We’re no longer a republic.
So NYS violates natural law - can’t say I’m shocked. I don’t see where an employer could be held liable, criminally or civilly, for not taking actions it was illegal to take.
“An employer does not violate section 201-d of the Labor Law based on employee cannabis use when:
“The employer’s actions were required by state or federal statute, regulation, ordinance, or other state or federal government mandate;
“The employee is impaired by the use of cannabis, meaning the employee manifests specific articulable symptoms while working that decrease or lessen the employee’s performance of the duties or tasks of the employee’s job position, or such specific articulable symptoms interfere with an employer’s obligations to provide a safe and healthy work place, free from recognized hazards, as required by state and federal occupational safety and health law; or
“The employer’s actions would require such employer to commit any act that would cause the employer to be in violation of federal law or would result in the loss of a federal contract or federal funding.”

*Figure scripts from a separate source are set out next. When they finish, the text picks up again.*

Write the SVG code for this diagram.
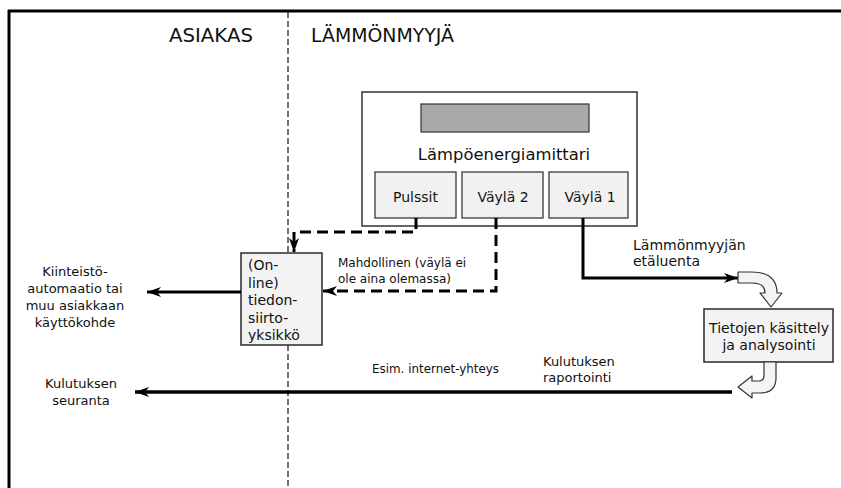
<svg xmlns="http://www.w3.org/2000/svg" width="841" height="488" viewBox="0 0 841 488">
<style>
  text { font-family: "DejaVu Sans", Verdana, sans-serif; fill: #111; }
  .head { font-size: 19.5px; }
  .t13 { font-size: 13px; }
  .t12 { font-size: 12px; }
  .t14 { font-size: 14px; }
  .mid { text-anchor: middle; }
  .sub { fill: #f1f1f1; stroke: #3a3a3a; stroke-width: 1.3; }
  .box { fill: #f3f3f3; stroke: #2a2a2a; stroke-width: 1.5; }
  .solid { fill: none; stroke: #000; stroke-width: 3; }
  .dash { fill: none; stroke: #000; stroke-width: 3; stroke-dasharray: 11 6; }
  .hollow { fill: #f4f4f4; stroke: #333; stroke-width: 1.2; stroke-linejoin: round; }
</style>
<defs>
  <marker id="ah" viewBox="0 0 14 10" refX="14" refY="5" markerWidth="14" markerHeight="10" markerUnits="userSpaceOnUse" orient="auto">
    <path d="M0,0 L14,5 L0,10 L4,5 Z" fill="#000"/>
  </marker>
</defs>
<rect width="841" height="488" fill="#fff"/>

<g id="frame">
  <line x1="8" y1="11" x2="841" y2="11" stroke="#000" stroke-width="3"/>
  <line x1="9" y1="10" x2="9" y2="488" stroke="#000" stroke-width="3"/>
  <line x1="288" y1="12" x2="288" y2="488" stroke="#111" stroke-width="1.2" stroke-dasharray="6 3"/>
  <text class="head" x="169" y="42" textLength="84" lengthAdjust="spacingAndGlyphs">ASIAKAS</text>
  <text class="head" x="311" y="42" textLength="143" lengthAdjust="spacingAndGlyphs">LÄMMÖNMYYJÄ</text>
</g>

<g id="meter">
  <rect x="362" y="92" width="275" height="134" fill="#fff" stroke="#333" stroke-width="1.5"/>
  <rect x="421" y="104" width="168" height="28" fill="#a9a9a9" stroke="#333" stroke-width="1.2"/>
  <text x="504" y="160" class="mid" style="font-size:16.4px">Lämpöenergiamittari</text>
</g>
<g id="pulssit">
  <rect class="sub" x="375" y="172" width="81" height="46"/>
  <text class="t14 mid" x="415.5" y="202">Pulssit</text>
</g>
<g id="vayla2">
  <rect class="sub" x="462" y="172" width="81" height="46"/>
  <text class="t14 mid" x="503" y="202">Väylä 2</text>
</g>
<g id="vayla1">
  <rect class="sub" x="549" y="172" width="79" height="46"/>
  <text class="t14 mid" x="590" y="202">Väylä 1</text>
</g>

<g id="online">
  <rect class="box" x="241" y="253" width="81" height="92"/>
  <text class="t14" x="248" y="270">(On-</text>
  <text class="t14" x="248" y="288">line)</text>
  <text class="t14" x="248" y="305">tiedon-</text>
  <text class="t14" x="248" y="323">siirto-</text>
  <text class="t14" x="248" y="340">yksikkö</text>
</g>

<g id="processing">
  <rect class="box" x="704" y="309" width="129" height="53"/>
  <text class="t14 mid" x="769" y="333">Tietojen käsittely</text>
  <text class="t14 mid" x="769" y="350">ja analysointi</text>
</g>

<g id="building-automation">
  <text class="t13 mid" x="75" y="276">Kiinteistö-</text>
  <text class="t13 mid" x="75" y="293">automaatio tai</text>
  <text class="t13 mid" x="75" y="310">muu asiakkaan</text>
  <text class="t13 mid" x="75" y="327">käyttökohde</text>
</g>

<g id="monitoring">
  <text class="t13 mid" x="81" y="388">Kulutuksen</text>
  <text class="t13 mid" x="81" y="405">seuranta</text>
</g>

<g id="connectors">
  <path class="dash" d="M416,218 V232 H294 V252" marker-end="url(#ah)"/>
  <path class="dash" d="M496,218 V291 H323" marker-end="url(#ah)"/>
  <path class="solid" d="M583,218 V278 H738" marker-end="url(#ah)"/>
  <path class="solid" d="M241,292 H147" marker-end="url(#ah)"/>
  <path class="solid" style="stroke-width:3.5" d="M732,392 H135" marker-end="url(#ah)"/>
  <path class="hollow" d="M738,272 L752,272 Q777,272 777,293 L782,293 L771,307 L760,293 L765,293 Q765,283 752,283 L738,283 Z"/>
  <path class="hollow" d="M764,362 L776,362 L776,378 Q776,393 760,393 L752,393 L752,398 L738,387 L752,376 L752,381 L759,381 Q764,381 764,375 Z"/>
  <text class="t12" x="338" y="267">Mahdollinen (väylä ei</text>
  <text class="t12" x="338" y="283">ole aina olemassa)</text>
  <text class="t14" x="633" y="250">Lämmönmyyjän</text>
  <text class="t14" x="633" y="266">etäluenta</text>
  <text class="t12" x="372" y="373" textLength="127" lengthAdjust="spacingAndGlyphs">Esim. internet-yhteys</text>
  <text class="t13" x="543" y="366">Kulutuksen</text>
  <text class="t13" x="543" y="382">raportointi</text>
</g>
</svg>
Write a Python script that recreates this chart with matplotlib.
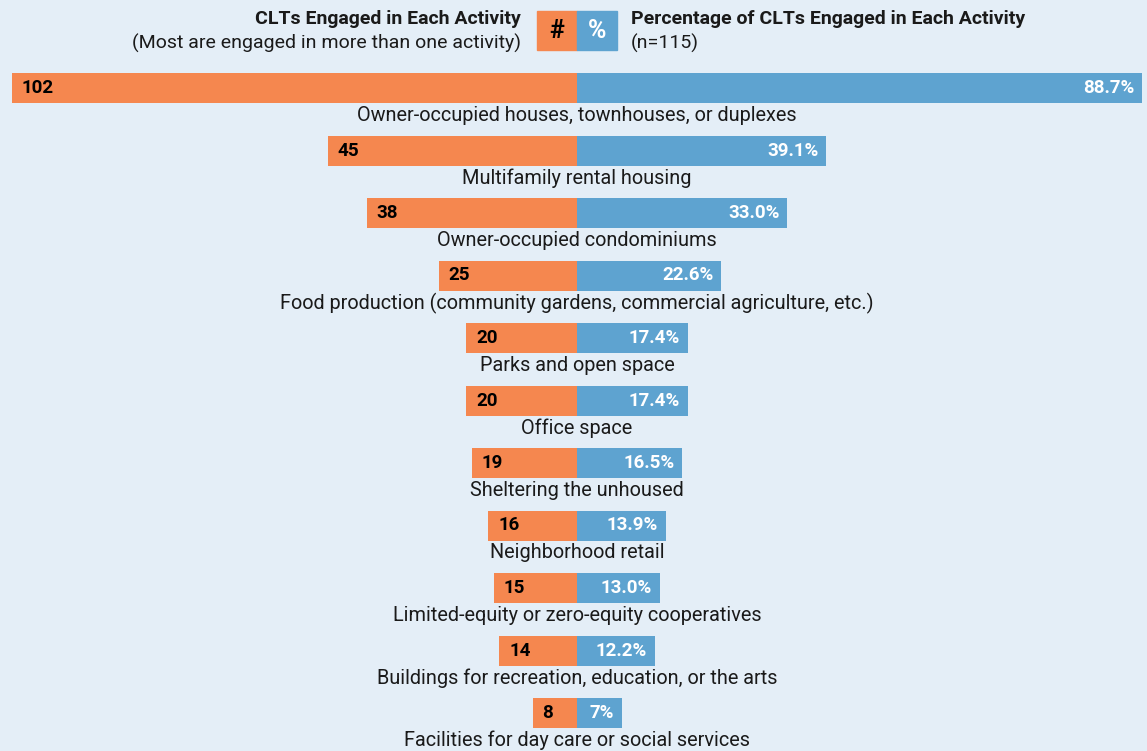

You misunderstand the Constitution. The feds aren't authorized to do whatever the Constitution doesn't explicitly forbid - the feds are forbidden to do whatever the Constitution doesn't explicitly authorize.
“the feds are forbidden to do whatever the Constitution doesn’t explicitly authorize.”
The 10th Amendment is a dead letter, unfortunately.
L
People who support drug legalization have lost their minds
Conservatives should at a minimum support any movement in the direction of what the federal government is authorized to be - such as the bill that is the subject of the posted article.
People who support drug legalization have lost their minds
Is that a "yes, I'm against federal adherence to the Constitution"?
I am not a lawyer. However, I have noted that liability is not always a LEGAL decision - it is often left to the discretion of people who understand neither the underlying law or the reasons for that law.
Someone will hold the bag on this, and I am willing to make a wager it will not be the stoner employee. There's not enough money there to matter.